How to Be Happy Lesson #13: Move to…
…Watertown, New York. Doesn’t this sound like a place you would want to live:
Watertown, in a remote stretch of upstate New York known as the North Country, is an unforgiving place. In winter, the snow careens off Lake Ontario and entombs the town in installments of feet, not inches. The crows arrive around the same time, in whirling flocks, to roost along the Black River. There are so many of them that city contractors have to scare them off with fireworks and lasers, a confusing spectacle of cawing and light. By January, when the temperatures can drop below –10 degrees and the wind whips up, your eyelashes can freeze together before you reach your car.
Okay, so the weather may not be great all the time, and the idea of freezing eyelashes is enough to give anyone pause. But, hey, Watertown does have several cool things, purportedly, going for it:
- It claims to be the birthplace of the five-and-dime store and the safety pin.
- It is the home of Little Trees air fresheners.

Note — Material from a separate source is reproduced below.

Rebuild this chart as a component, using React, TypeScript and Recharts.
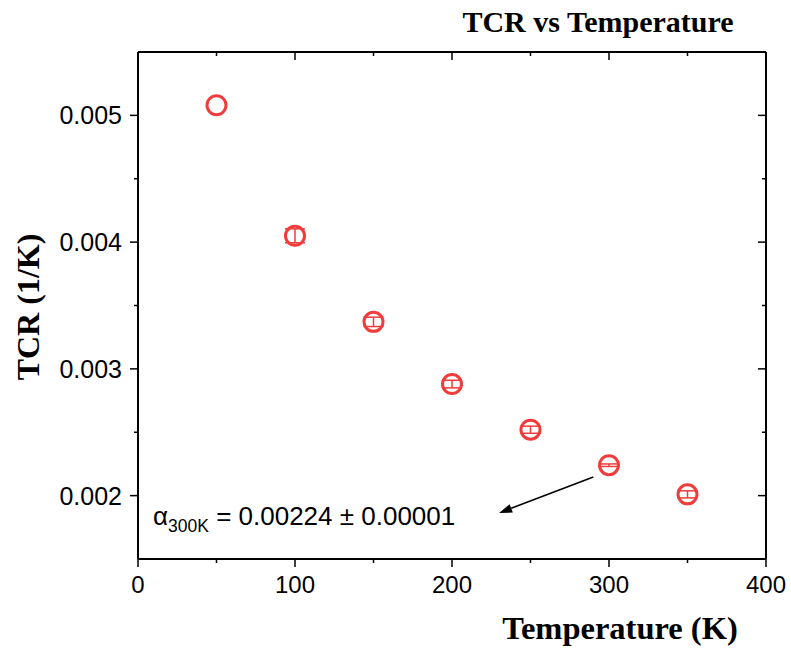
import React from 'react';
import {
  ScatterChart,
  Scatter,
  XAxis,
  YAxis,
  ErrorBar,
  ReferenceLine,
} from 'recharts';

// measured TCR per temperature, with the fit uncertainty for each point
const temperatures = [50, 100, 150, 200, 250, 300, 350];
const tcrValues = [0.00508, 0.00405, 0.003371, 0.00288, 0.00252, 0.00224, 0.00201];
const tcrErrors = [0, 0.000055, 0.000037, 0.00003, 0.000028, 0.00001, 0.000028];

const xTicks = [0, 50, 100, 150, 200, 250, 300, 350, 400];
const yTicks = [0.002, 0.0025, 0.003, 0.0035, 0.004, 0.0045, 0.005];

// arrow pointing from the 300 K point towards the annotation
const arrowFrom = { x: 290, y: 0.002147 };
const arrowTo = { x: 230, y: 0.001863 };

const RED = '#f03c3c';
const SANS = "'Liberation Sans', Arial, sans-serif";
const SERIF = "'Liberation Serif', 'Times New Roman', serif";

const W = 791;
const H = 653;

const data = temperatures.map((t, i) => ({ t, tcr: tcrValues[i], err: tcrErrors[i] }));

const onStep = (v: number, step: number) => Math.abs(v / step - Math.round(v / step)) < 1e-6;

const BottomTick = ({ x, y, payload }: any) => {
  const major = onStep(payload.value, 100);
  return (
    <g>
      <line x1={x} y1={y} x2={x} y2={y + (major ? 8 : 4)} stroke="#000" strokeWidth={1.5} />
      {major && (
        <text x={x} y={y + 34} textAnchor="middle" fontSize={24} fontFamily={SANS} fill="#000">
          {payload.value}
        </text>
      )}
    </g>
  );
};

// top frame: ticks point down into the plot
const TopTick = ({ x, y, payload }: any) => {
  const major = onStep(payload.value, 100);
  return <line x1={x} y1={y} x2={x} y2={y + (major ? 8 : 4)} stroke="#000" strokeWidth={1.5} />;
};

const LeftTick = ({ x, y, payload }: any) => {
  const major = onStep(payload.value, 0.001);
  return (
    <g>
      <line x1={x} y1={y} x2={x - (major ? 8 : 4)} y2={y} stroke="#000" strokeWidth={1.5} />
      {major && (
        <text x={x - 16} y={y + 9} textAnchor="end" fontSize={25} fontFamily={SANS} fill="#000">
          {payload.value.toFixed(3)}
        </text>
      )}
    </g>
  );
};

// right frame: ticks point left into the plot
const RightTick = ({ x, y, payload }: any) => {
  const major = onStep(payload.value, 0.001);
  return <line x1={x} y1={y} x2={x - (major ? 8 : 4)} y2={y} stroke="#000" strokeWidth={1.5} />;
};

const OpenCircle = ({ cx, cy }: any) => (
  <circle cx={cx} cy={cy} r={9.5} fill="none" stroke={RED} strokeWidth={3} />
);

const Nothing = () => <g />;

const Arrow = ({ x1, y1, x2, y2 }: any) => {
  const ang = Math.atan2(y2 - y1, x2 - x1);
  const len = 13;
  const half = 4.5;
  const bx = x2 - len * Math.cos(ang);
  const by = y2 - len * Math.sin(ang);
  const px = -Math.sin(ang) * half;
  const py = Math.cos(ang) * half;
  return (
    <g>
      <line x1={x1} y1={y1} x2={bx} y2={by} stroke="#000" strokeWidth={1.6} />
      <polygon points={`${x2},${y2} ${bx + px},${by + py} ${bx - px},${by - py}`} fill="#000" />
    </g>
  );
};

const axisLine = { stroke: '#000', strokeWidth: 2 };

export default function App() {
  return (
    <div style={{ position: 'relative', width: W, height: H, background: '#fff' }}>
      <style>{'body{margin:0}'}</style>
      <ScatterChart width={W} height={H} margin={{ top: 51, right: 24, bottom: 34, left: 0 }}>
        <XAxis
          xAxisId="b"
          dataKey="t"
          type="number"
          domain={[0, 400]}
          ticks={xTicks}
          interval={0}
          height={60}
          tickSize={0}
          tickMargin={0}
          tickLine={false}
          axisLine={axisLine}
          tick={(p: any) => <BottomTick {...p} />}
        />
        <XAxis
          xAxisId="t"
          orientation="top"
          dataKey="t"
          type="number"
          domain={[0, 400]}
          ticks={xTicks}
          interval={0}
          height={1}
          tickSize={0}
          tickMargin={0}
          tickLine={false}
          axisLine={axisLine}
          tick={(p: any) => <TopTick {...p} />}
        />
        <YAxis
          yAxisId="l"
          dataKey="tcr"
          type="number"
          domain={[0.0015, 0.0055]}
          ticks={yTicks}
          interval={0}
          width={138}
          tickSize={0}
          tickMargin={0}
          tickLine={false}
          axisLine={axisLine}
          tick={(p: any) => <LeftTick {...p} />}
        />
        <YAxis
          yAxisId="r"
          orientation="right"
          dataKey="tcr"
          type="number"
          domain={[0.0015, 0.0055]}
          ticks={yTicks}
          interval={0}
          width={1}
          tickSize={0}
          tickMargin={0}
          tickLine={false}
          axisLine={axisLine}
          tick={(p: any) => <RightTick {...p} />}
        />
        <ReferenceLine
          xAxisId="b"
          yAxisId="l"
          segment={[arrowFrom, arrowTo]}
          shape={(p: any) => <Arrow {...p} />}
        />
        {/* binds the mirrored frame axes so they get drawn */}
        <Scatter
          xAxisId="t"
          yAxisId="r"
          data={data}
          dataKey="tcr"
          shape={() => <Nothing />}
          isAnimationActive={false}
        />
        <Scatter
          xAxisId="b"
          yAxisId="l"
          data={data}
          dataKey="tcr"
          shape={(p: any) => <OpenCircle {...p} />}
          isAnimationActive={false}
        >
          <ErrorBar
            dataKey="err"
            direction="y"
            width={10}
            stroke={RED}
            strokeWidth={1.5}
            isAnimationActive={false}
          />
        </Scatter>
      </ScatterChart>
      <svg
        width={W}
        height={H}
        style={{ position: 'absolute', left: 0, top: 0, pointerEvents: 'none' }}
      >
        <text x={598} y={32} textAnchor="middle" fontSize={30} fontWeight="bold" fontFamily={SERIF} fill="#000">
          TCR vs Temperature
        </text>
        <text x={620} y={639} textAnchor="middle" fontSize={32.5} fontWeight="bold" fontFamily={SERIF} fill="#000">
          Temperature (K)
        </text>
        <text
          x={0}
          y={0}
          transform="translate(38.5,307) rotate(-90)"
          textAnchor="middle"
          fontSize={32}
          fontWeight="bold"
          fontFamily={SERIF}
          fill="#000"
        >
          TCR (1/K)
        </text>
        <text x={153} y={525} fontSize={26} fontFamily={SANS} fill="#000">
          α
          <tspan fontSize={17.5} dy={7}>300K</tspan>
          <tspan dy={-7}> = 0.00224 ± 0.00001</tspan>
        </text>
      </svg>
    </div>
  );
}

- It manufactured the first portable steam engine.
- It has the longest continually operating state fair in the United States.
- It hosts the oldest surviving semi-professional football team in the country.
Not enough yet to convince you to pack your bags? What if I told you that Watertown is “The Least Politically Prejudiced Place in America“? And, to boot, that the town resides in one of the most politically tolerant counties in the country? It’s all true.
According to Atlantic author Amanda Ripley (believe it or…no, I won’t go there),
Watertown is the seat of Jefferson County, a generally conservative place, which Trump won by 20 percentage points in 2016. But people here tend to be less likely than Americans elsewhere to say they’d be upset if a family member married someone from the other party, according to PredictWise. They are more likely to describe their political opponents as “patriotic” and less likely to describe them as selfish.
Ripley tells us that this makes Watertown exceptionable because “in the rest of America, half of Democrats and Republicans see members of the opposing party as not just ill-informed but actually frightening.” She cites other studies that say “Democrats now think Republicans are richer, older, crueler, and more unreasonable than they are in real life,” while “Republicans…think Democrats are more godless, gay, and radical than they actually are.”
Wait, it gets worse. Ripley notes that “demonization eventually bends toward violence” and, according to surveys, “nearly 20 percent of Democrats and Republicans say that many members of the other side ‘lack the traits to be fully human.’” And worse: “About 15 percent of Republicans and 20 percent of Democrats agree that the country would be ‘better off if large numbers of the opposing partisans in the public today ‘just died.’”
Yikes. I’m sad to say (really) that Monroe County, Florida, where we live, is one of the least politically open-minded counties in the nation. Watertown is sounding better and better, yet…freezing eyelashes. Perhaps we can stay here and just adopt some of the practices that make Watertown a “live and let live” kind of town.
Fred Garry, a Watertown minister, offers two not-so-secret secrets to toning down the rhetoric and acting like human beings. First, eat together: “Once you’re fed, and you’re with friends, you’re a better person.” Second, talk for a long time: “‘We talk about it long enough until we realize how much we don’t know,’ he [Garry] explains. ‘Once you realize how much you don’t know, the honest conversation comes out.’”
And as for Ripley, she comes to this conclusion:
After spending time in Watertown, I concluded that I’d rather have three-dimensional opponents than online foes, as frustrating as they may be. For one thing, I’d have a small shot at changing their mind, maybe, one day — because I’d know them and understand how they think, even when they’re dead wrong…. And even if we never change one another’s minds, which is the most likely outcome by far, then I’d still rather know real people than believe in cartoon villains.
So, How to Be Happy (or at least more at peace with your neighbors) Lesson Lucky #13 is this: Move to Watertown and get with their program, or, barring that, eat breakfast together, talk for a really long time, and check your anger at the door.